The Sir Garfield Sobers Trophy is an annual award given to the ICC for ICC Men’s Cricketer of the Year. The tradition started in 2004 and continues to date to reward the cricketer for the best overall performance in men’s international cricket across Tests, ODIs and T20Is during the year gone by.
India’s Rahul Dravid won the inaugural Sir Garfield Sobers Trophy award in 2004 when he racked up 1971 runs at an average of 48 across Tests and ODIs. South Africa’s Jacques Kallis and Andrew Flintoff shared the prestigious award in 2005.
Ricky Ponting won it in consecutive years in 2006 and 2007. Shivnarine Chanderpaul and Mitchell Johnson were the next two Men’s Cricketer of the Year award winners in 2008 and 2009 respectively.
In this list today, we look at the ICC Men’s Cricketer of the Year from 2010 onwards:
Late in his career, Sachin Tendulkar hit another purple patch in 2010 when he amassed 1562 runs in 14 Tests at 78.10. Although in that year he played just 2 ODI, Tendulkar created the world record in one of those games: he became the first batsman to score a double century in ODI cricket. Tendulkar carried that superb form into the 2011 World Cup.
In 2011, Jonathan Trott recorded 1680 international runs at an average of 49 and was the second-highest run-scorer in ODIs that year. Trott played a pivotal role in England reaching the number 1 ranking in Test cricket.
Kumar Sangakkara was in a rich vein of form in the last quarter of his career. In 2012, the left-handed Sri Lankan batsman was the leading ODI run-scorer and third-highest in all internationals with 2148 runs at 42.

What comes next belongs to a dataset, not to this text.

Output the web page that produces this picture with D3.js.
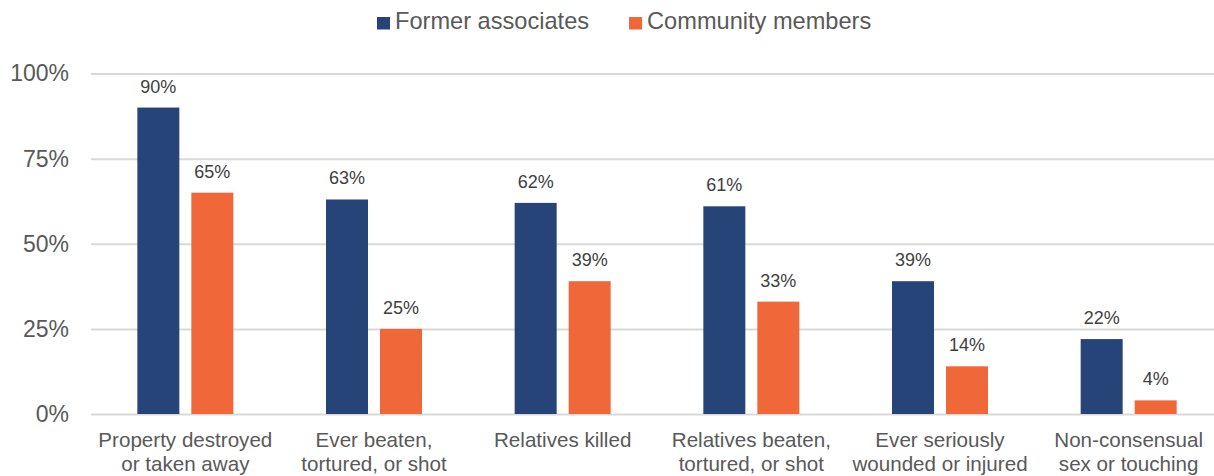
<!DOCTYPE html>
<html>
<head>
<meta charset="utf-8">
<script src="https://cdn.jsdelivr.net/npm/d3@7"></script>
<style>
  html, body { margin: 0; padding: 0; background: #fff; }
  svg { display: block; font-family: "Liberation Sans", Arial, sans-serif; }
</style>
</head>
<body>
<svg id="chart" width="1214" height="476"></svg>
<script>
// Categories (line-broken as shown under the axis)
const categories = [
  ["Property destroyed", "or taken away"],
  ["Ever beaten,", "tortured, or shot"],
  ["Relatives killed"],
  ["Relatives beaten,", "tortured, or shot"],
  ["Ever seriously", "wounded or injured"],
  ["Non-consensual", "sex or touching"]
];
const seriesNames = ["Former associates", "Community members"];
const formerAssociates = [90, 63, 62, 61, 39, 22];
const communityMembers = [65, 25, 39, 33, 14, 4];
const yTicks = [0, 25, 50, 75, 100];

const colors = { "Former associates": "#264478", "Community members": "#F0673A" };
const textColor = "#595959";
const gridColor = "#D9D9D9";

const svg = d3.select("#chart");
const keys = categories.map(c => c.join(" "));
const values = { "Former associates": formerAssociates, "Community members": communityMembers };

const margin = { left: 91, right: 1223, top: 73.5, bottom: 414 };

const x0 = d3.scaleBand().domain(keys).range([margin.left, margin.right]).padding(0);
const x1 = d3.scaleBand().domain(seriesNames).range([0, 96]).paddingInner(0.2222).paddingOuter(0);
const y = d3.scaleLinear().domain([0, 100]).range([margin.bottom, margin.top]);

// Gridlines and y-axis labels
const yAxis = d3.axisLeft(y).tickValues(yTicks).tickFormat(d => d + "%")
  .tickSize(-(margin.right - margin.left)).tickPadding(22);
const gy = svg.append("g").attr("transform", `translate(${margin.left},0)`).call(yAxis);
gy.select(".domain").remove();
gy.selectAll(".tick line").attr("stroke", gridColor).attr("stroke-width", 2);
gy.selectAll(".tick text").attr("fill", textColor).attr("font-size", 23)
  .attr("font-family", "Liberation Sans, Arial, sans-serif");

// Bars
const groups = svg.append("g").selectAll("g").data(keys).join("g")
  .attr("transform", k => `translate(${x0(k) + x0.bandwidth() / 2 - 48},0)`);

groups.selectAll("rect")
  .data((k, i) => seriesNames.map(s => ({ s, v: values[s][i] })))
  .join("rect")
  .attr("x", d => x1(d.s))
  .attr("width", x1.bandwidth())
  .attr("y", d => y(d.v))
  .attr("height", d => y(0) - y(d.v))
  .attr("fill", d => colors[d.s]);

// Value labels
groups.selectAll("text")
  .data((k, i) => seriesNames.map(s => ({ s, v: values[s][i] })))
  .join("text")
  .attr("x", d => x1(d.s) + x1.bandwidth() / 2)
  .attr("y", d => y(d.v) - 15)
  .attr("text-anchor", "middle")
  .attr("fill", "#404040")
  .attr("font-size", 18)
  .text(d => d.v + "%");

// Category labels
const xLabels = svg.append("g").selectAll("text").data(categories).join("text")
  .attr("text-anchor", "middle")
  .attr("fill", textColor)
  .attr("font-size", 20.6)
  .attr("transform", (c, i) => `translate(${x0(keys[i]) + x0.bandwidth() / 2},447)`);
xLabels.selectAll("tspan").data(c => c).join("tspan")
  .attr("x", 0)
  .attr("dy", (d, i) => i === 0 ? 0 : 23.5)
  .text(d => d);

// Legend
const legend = svg.append("g");
let lx = 377;
seriesNames.forEach(s => {
  legend.append("rect").attr("x", lx).attr("y", 17).attr("width", 13).attr("height", 12.5)
    .attr("fill", colors[s]);
  const t = legend.append("text").attr("x", lx + 18).attr("y", 29.3)
    .attr("fill", textColor).attr("font-size", 23.6).text(s);
  lx += 18 + t.node().getComputedTextLength() + 40;
});
</script>
</body>
</html>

Michael Clarke aggregated 1093 Test runs in 13 Tests in 2013 – the most – including 3 Ashes hundreds that year. His twin centuries in the first two Tests set up Australia’s home Ashes series win.
Mitchell Johnson tormented England in the 2013/14 Ashes series like hardly any bowler had. Johnson claimed 47 Tests wickets in 2014 and 61 overall in international cricket that year.
Steve Smith was on the rise and had a breakthrough year with the bat in 2015. He had a dream year in Test cricket, scoring 1474 runs at a massive average of 73; in ODI, Smith’s thumped a century in the World Cup semi-final versus India and a fifty in the final against New Zealand.
Ravichandran Ashwin’s stature elevated as a Test giant in 2016 when he bagged a record 72 wickets that year in 12 Tests. Ashwin showed his adaptability in the shortest format as well, taking 23 wickets – the second-most that year – to cap off a sizzling 12 months.
Virat Kohli summed a total of 2818 international runs – highest by a mile that year – at an average of 68 in 2017. He slammed 11 centuries and 10 fifties as the Indian captain hit a thunderous form.
Kohli became only the second player to be named ICC Men’s Cricketer of the Year in consecutive years as in 2018 he finished as the leading run-scorer in Tests and ODI – overall piling up 2735 runs at 68; he hit 11 hundreds and 9 half-centuries that year.
Ben Stokes had a memorable 2019, in which he played two of the most memorable knocks – in the World Cup final and then the incredible century at Headingley. Stokes scored a total of 1540 international runs at an average of 51 along with snapping up 34 wickets.
2020-Award not given
Pakistan’s Shaheen Afridi won the ICC Men’s Cricketer of the Year award for 2021. The left-arm seamer was bowling with menacing pace last year. He snared 78 wickets – the most – in 36 matches at an average of 22.20 with the best bowling figures of 6/51.
His most memorable game, though, came at the 2021 World Cup group stage encounter against India in Dubai, where he dismissed Rohit Sharma, KL Rahul, and Virat Kohli to set up Pakistan’s first-ever World Cup win over their arch-rivals.